Figure 16: Moran scatter plot regimes

The initial setting for the brushing operation shows three Moran scatter plots, as illustrated in Figure 17. The one to the left (in red) is for the selected observations, currently empty, since no selection has been made. The one to the right is for the complement, referred to as unselected (in black), currently the same as the scatter plot in the center, which shows the slope for all observations.

Figure 17: Regimes starting setup

We start the brushing operation by selecting a large rectangle with 51 observations (the number of selected observations is shown in the status bar) in the lower right of the point map, shown in the left panel of Figure 18. As soon as the selection is made, the red and black graphs are updated in the right panel of the Figure.

Figure 18: Brushing the Moran scatter plot - 1

The distinguishing characteristics of this brushing operation (or, any selection) is that the spatial weights are dynamically updated for both the selection and the unselected observations. More precisely, for each of the subset of observations, selected and unselected, the spatial weights are adjusted to remove links to observations belonging to the other subset. In other words, there are no edge effects and each subset is treated as a self-contained entity.

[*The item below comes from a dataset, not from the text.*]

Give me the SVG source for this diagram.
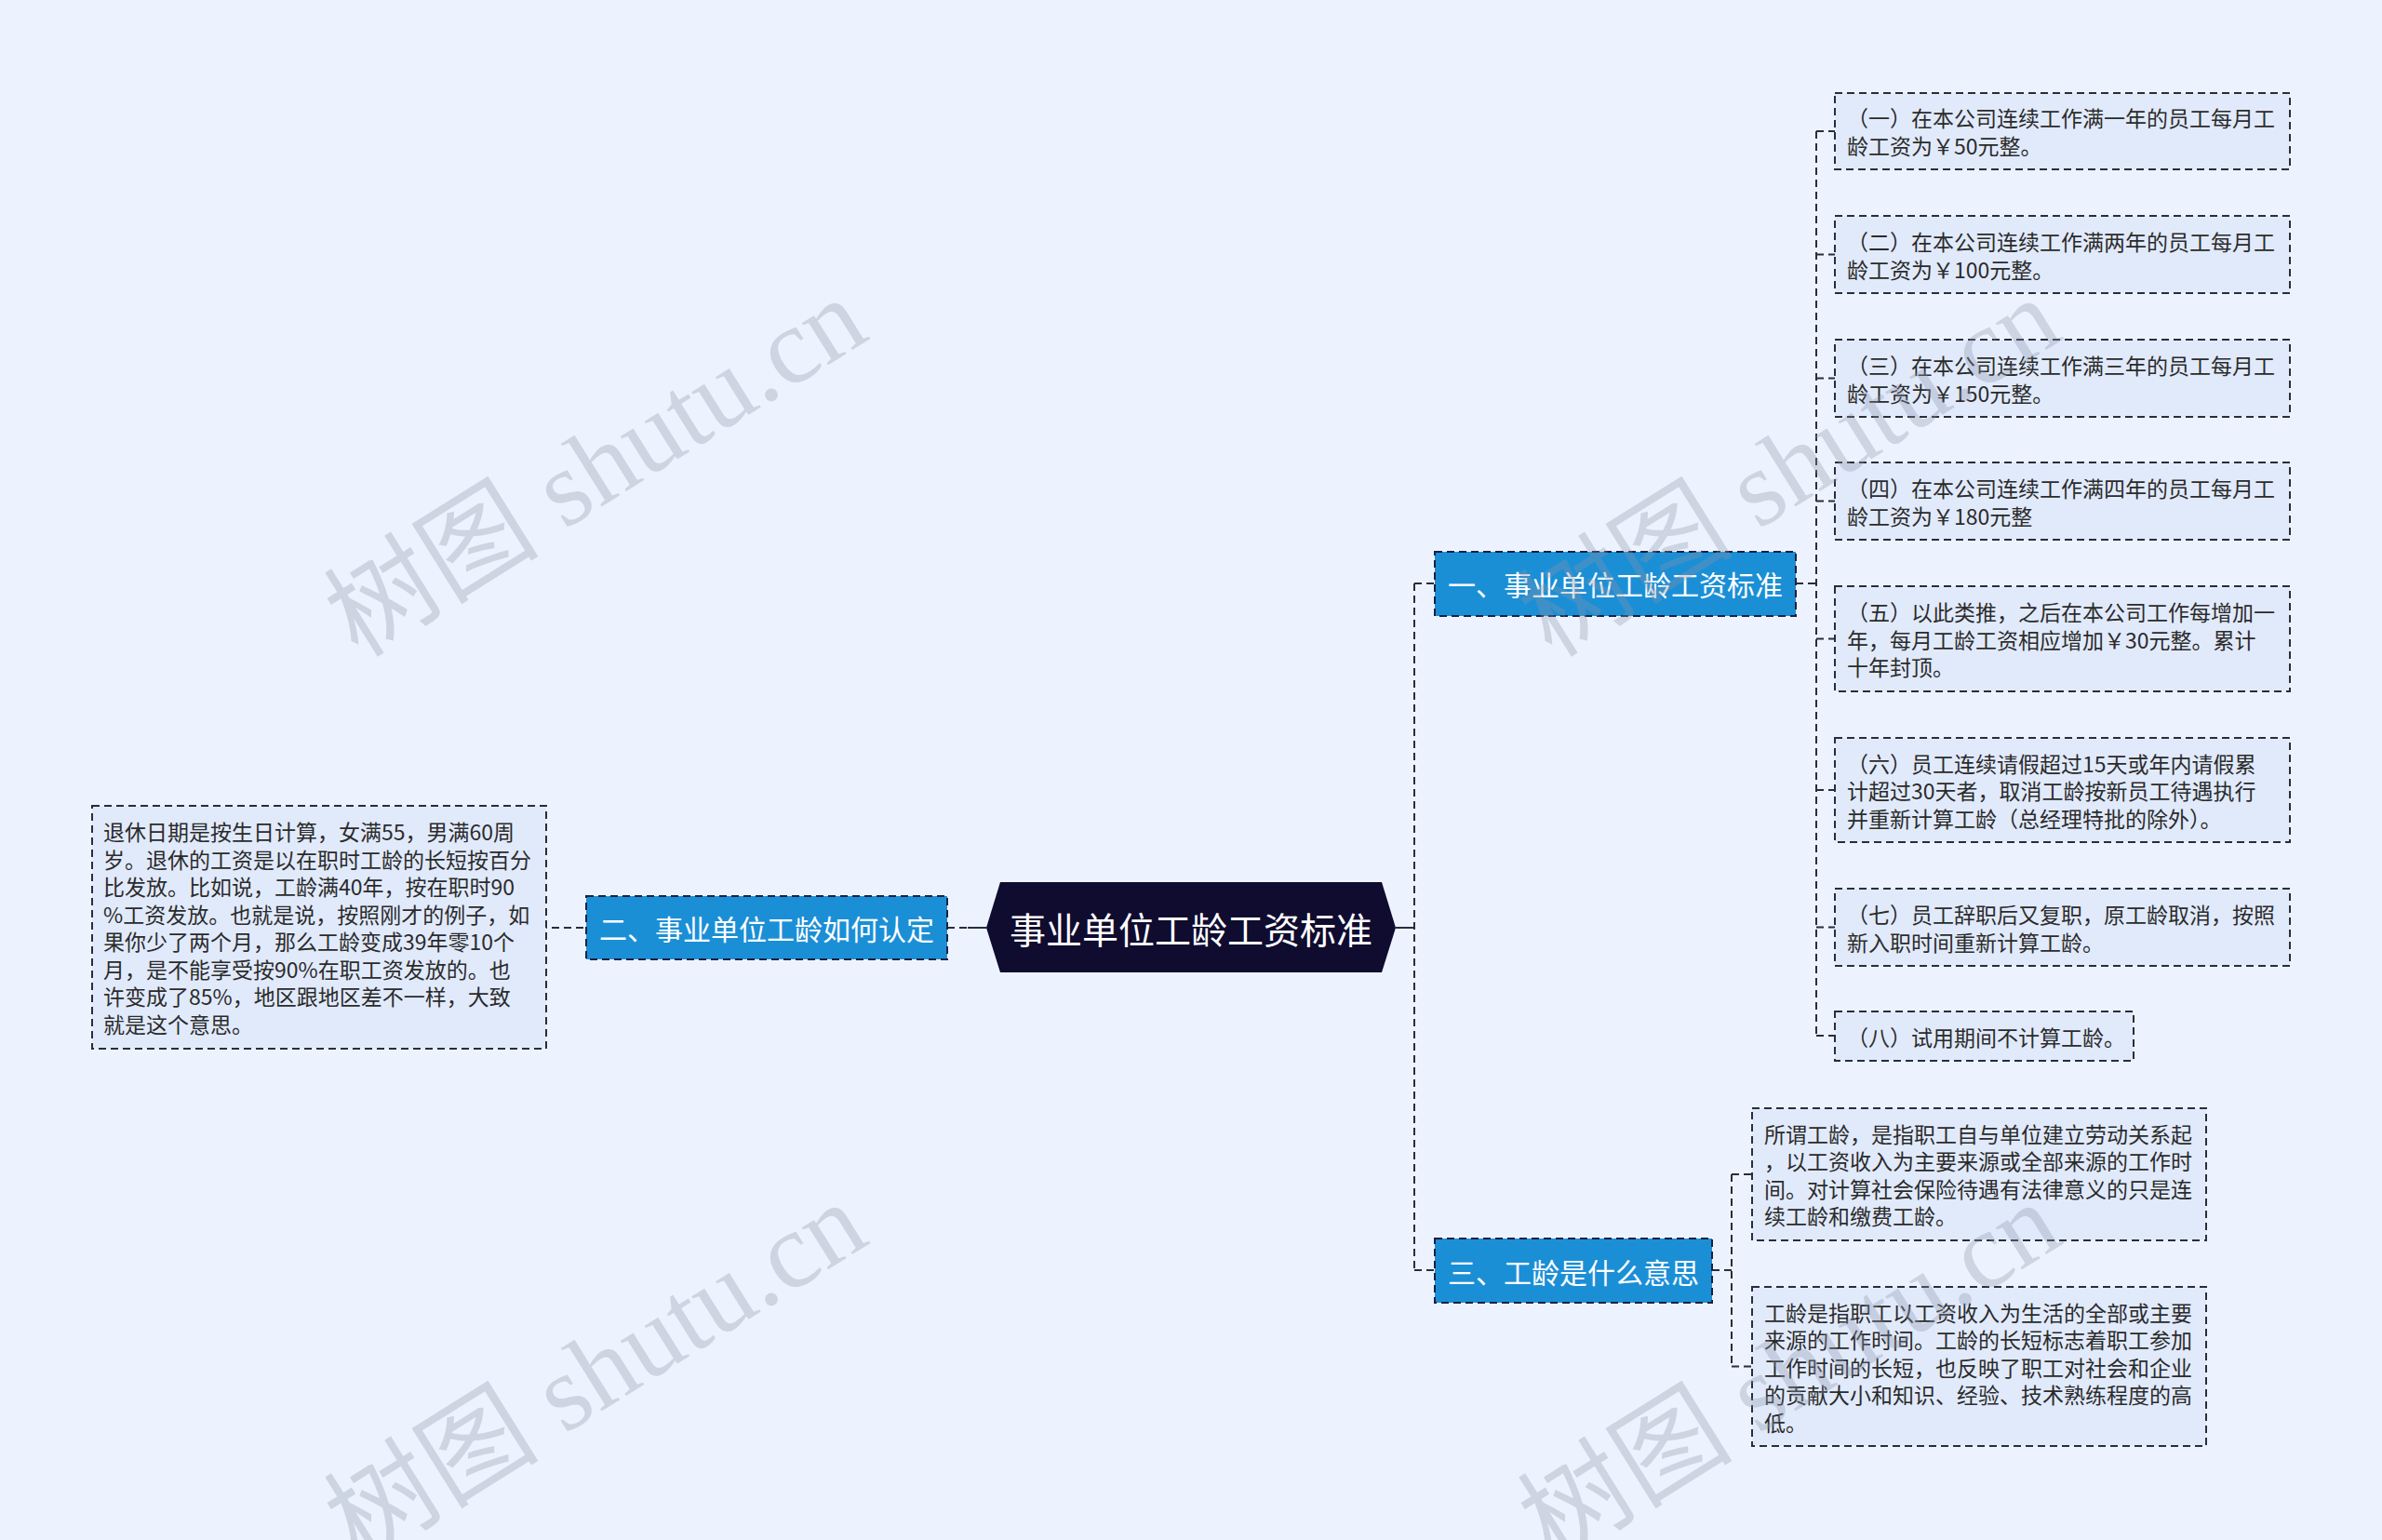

As a result, the slope of the Moran scatter plots on the left and the right are as if the data set consisted only of the selected/unselected points. This is a visual implementation of a regionalized Moran’s I, where the indicator of spatial autocorrelation is calculated for a subset of the observations (Munasinghe and Morris 1996).

In our initial selection, the selected observations show no spatial autocorrelation at all (a value of 0.02), whereas the complement (unselected) obtain a Moran’s I of 0.280, basically the same as the overall statistic of 0.282.

This finding would suggest the presence of spatial heterogeneity in the strength of the spatial autocorrelation, in the sense that the subset selected shows a very different degree of dependence than its complement (or the data set as a whole). Note that this is purely exploratory, and there is no actual test for the difference between the two statistics (this contrasts with the availability of the Chow test in the standard scatter plot). In our example, this would suggest very little spatial autocorrelation among the sales prices in the 51 selected observations, whereas the rest of the data shows the same pattern as the whole.

As we move the brush to the left in the point map, the selected and unselected scatter plots are updated in real time, showing the corresponding regional Moran’s I statistics in the panels of Figure 19.

Figure 19: Brushing the Moran scatter plot - 2

In our example, the second selection shows much less evidence of spatial heterogeneity, with a Moran’s I of 0.322 for the selected observations and 0.268 for the complement, as shown at the top of each plot.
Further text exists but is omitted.